● **Requirements**
Skip all pictures. Write out the data below from its first line through the line that contains "const spectrum = wavelength.map((w, i)".

● **Given data**

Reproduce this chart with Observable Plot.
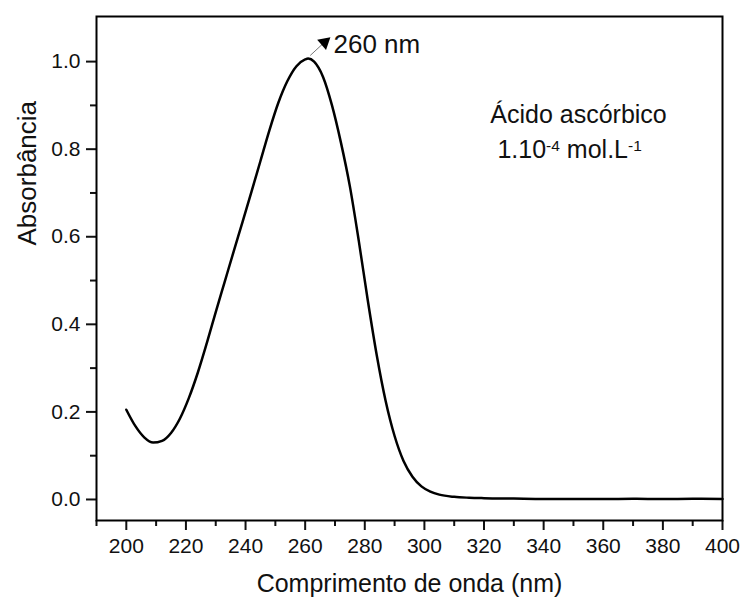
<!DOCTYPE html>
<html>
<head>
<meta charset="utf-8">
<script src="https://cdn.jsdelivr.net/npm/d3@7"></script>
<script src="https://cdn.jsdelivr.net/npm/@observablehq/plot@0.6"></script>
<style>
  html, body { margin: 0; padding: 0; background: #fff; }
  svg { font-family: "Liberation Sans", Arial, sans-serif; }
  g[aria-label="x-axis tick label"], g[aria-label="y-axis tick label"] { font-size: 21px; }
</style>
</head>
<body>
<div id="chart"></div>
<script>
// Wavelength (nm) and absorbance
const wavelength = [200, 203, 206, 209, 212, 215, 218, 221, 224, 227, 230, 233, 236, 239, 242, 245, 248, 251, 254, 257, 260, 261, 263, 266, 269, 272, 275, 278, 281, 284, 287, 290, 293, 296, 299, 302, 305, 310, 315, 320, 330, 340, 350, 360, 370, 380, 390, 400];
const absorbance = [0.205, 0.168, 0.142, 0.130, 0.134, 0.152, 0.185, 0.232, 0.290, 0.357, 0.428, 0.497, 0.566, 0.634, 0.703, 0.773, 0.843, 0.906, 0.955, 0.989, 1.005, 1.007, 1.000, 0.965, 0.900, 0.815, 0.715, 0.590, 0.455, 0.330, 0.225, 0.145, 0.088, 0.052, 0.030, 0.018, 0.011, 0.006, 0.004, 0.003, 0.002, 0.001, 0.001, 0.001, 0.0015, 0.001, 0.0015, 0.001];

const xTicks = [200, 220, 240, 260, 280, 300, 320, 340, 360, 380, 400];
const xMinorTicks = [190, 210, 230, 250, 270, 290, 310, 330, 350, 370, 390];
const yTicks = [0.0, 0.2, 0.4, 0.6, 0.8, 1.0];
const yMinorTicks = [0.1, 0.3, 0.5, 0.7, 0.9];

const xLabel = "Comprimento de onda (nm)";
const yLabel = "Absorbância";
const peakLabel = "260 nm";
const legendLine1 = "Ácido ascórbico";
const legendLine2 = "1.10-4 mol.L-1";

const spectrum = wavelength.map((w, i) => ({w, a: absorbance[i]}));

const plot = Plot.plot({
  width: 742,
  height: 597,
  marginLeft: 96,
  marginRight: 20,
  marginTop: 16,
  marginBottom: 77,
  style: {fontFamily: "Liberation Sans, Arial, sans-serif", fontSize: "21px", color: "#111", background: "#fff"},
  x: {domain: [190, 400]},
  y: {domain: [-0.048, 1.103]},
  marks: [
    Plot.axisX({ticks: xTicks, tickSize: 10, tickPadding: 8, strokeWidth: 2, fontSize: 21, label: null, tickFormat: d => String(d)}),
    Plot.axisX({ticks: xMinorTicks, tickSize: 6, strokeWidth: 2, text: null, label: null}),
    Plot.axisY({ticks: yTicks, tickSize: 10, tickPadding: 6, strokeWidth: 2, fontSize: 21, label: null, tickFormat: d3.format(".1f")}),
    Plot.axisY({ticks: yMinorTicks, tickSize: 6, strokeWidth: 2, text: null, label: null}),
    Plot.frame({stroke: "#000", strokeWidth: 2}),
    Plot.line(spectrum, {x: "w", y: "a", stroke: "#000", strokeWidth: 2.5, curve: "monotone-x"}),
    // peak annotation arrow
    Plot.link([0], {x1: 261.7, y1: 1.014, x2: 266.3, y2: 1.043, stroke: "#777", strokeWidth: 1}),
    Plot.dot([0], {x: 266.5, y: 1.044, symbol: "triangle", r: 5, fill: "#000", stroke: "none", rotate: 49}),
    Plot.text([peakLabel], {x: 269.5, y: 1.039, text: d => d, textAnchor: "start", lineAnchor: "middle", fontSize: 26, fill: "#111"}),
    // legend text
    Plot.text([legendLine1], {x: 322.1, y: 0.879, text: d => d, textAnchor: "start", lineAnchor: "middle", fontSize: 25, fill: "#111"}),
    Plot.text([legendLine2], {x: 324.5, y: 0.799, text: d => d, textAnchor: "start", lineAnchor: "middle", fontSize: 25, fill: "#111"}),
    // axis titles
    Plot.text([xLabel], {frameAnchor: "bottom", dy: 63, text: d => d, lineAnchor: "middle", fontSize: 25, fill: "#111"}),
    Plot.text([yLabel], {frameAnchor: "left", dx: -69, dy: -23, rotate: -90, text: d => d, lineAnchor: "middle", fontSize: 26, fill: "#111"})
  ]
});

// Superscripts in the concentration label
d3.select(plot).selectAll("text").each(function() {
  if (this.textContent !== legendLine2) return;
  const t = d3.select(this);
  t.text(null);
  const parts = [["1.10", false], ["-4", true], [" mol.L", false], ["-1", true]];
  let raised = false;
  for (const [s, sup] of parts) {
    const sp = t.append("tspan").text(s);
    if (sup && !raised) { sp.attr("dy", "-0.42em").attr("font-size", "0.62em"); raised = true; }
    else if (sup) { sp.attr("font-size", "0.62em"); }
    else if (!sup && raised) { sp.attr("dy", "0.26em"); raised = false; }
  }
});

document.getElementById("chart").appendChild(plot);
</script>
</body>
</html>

● **Finished answer**
Reproduce this chart with Observable Plot.
<!DOCTYPE html>
<html>
<head>
<meta charset="utf-8">
<script src="https://cdn.jsdelivr.net/npm/d3@7"></script>
<script src="https://cdn.jsdelivr.net/npm/@observablehq/plot@0.6"></script>
<style>
  html, body { margin: 0; padding: 0; background: #fff; }
  svg { font-family: "Liberation Sans", Arial, sans-serif; }
  g[aria-label="x-axis tick label"], g[aria-label="y-axis tick label"] { font-size: 21px; }
</style>
</head>
<body>
<div id="chart"></div>
<script>
// Wavelength (nm) and absorbance
const wavelength = [200, 203, 206, 209, 212, 215, 218, 221, 224, 227, 230, 233, 236, 239, 242, 245, 248, 251, 254, 257, 260, 261, 263, 266, 269, 272, 275, 278, 281, 284, 287, 290, 293, 296, 299, 302, 305, 310, 315, 320, 330, 340, 350, 360, 370, 380, 390, 400];
const absorbance = [0.205, 0.168, 0.142, 0.130, 0.134, 0.152, 0.185, 0.232, 0.290, 0.357, 0.428, 0.497, 0.566, 0.634, 0.703, 0.773, 0.843, 0.906, 0.955, 0.989, 1.005, 1.007, 1.000, 0.965, 0.900, 0.815, 0.715, 0.590, 0.455, 0.330, 0.225, 0.145, 0.088, 0.052, 0.030, 0.018, 0.011, 0.006, 0.004, 0.003, 0.002, 0.001, 0.001, 0.001, 0.0015, 0.001, 0.0015, 0.001];

const xTicks = [200, 220, 240, 260, 280, 300, 320, 340, 360, 380, 400];
const xMinorTicks = [190, 210, 230, 250, 270, 290, 310, 330, 350, 370, 390];
const yTicks = [0.0, 0.2, 0.4, 0.6, 0.8, 1.0];
const yMinorTicks = [0.1, 0.3, 0.5, 0.7, 0.9];

const xLabel = "Comprimento de onda (nm)";
const yLabel = "Absorbância";
const peakLabel = "260 nm";
const legendLine1 = "Ácido ascórbico";
const legendLine2 = "1.10-4 mol.L-1";

const spectrum = wavelength.map((w, i) => ({w, a: absorbance[i]}));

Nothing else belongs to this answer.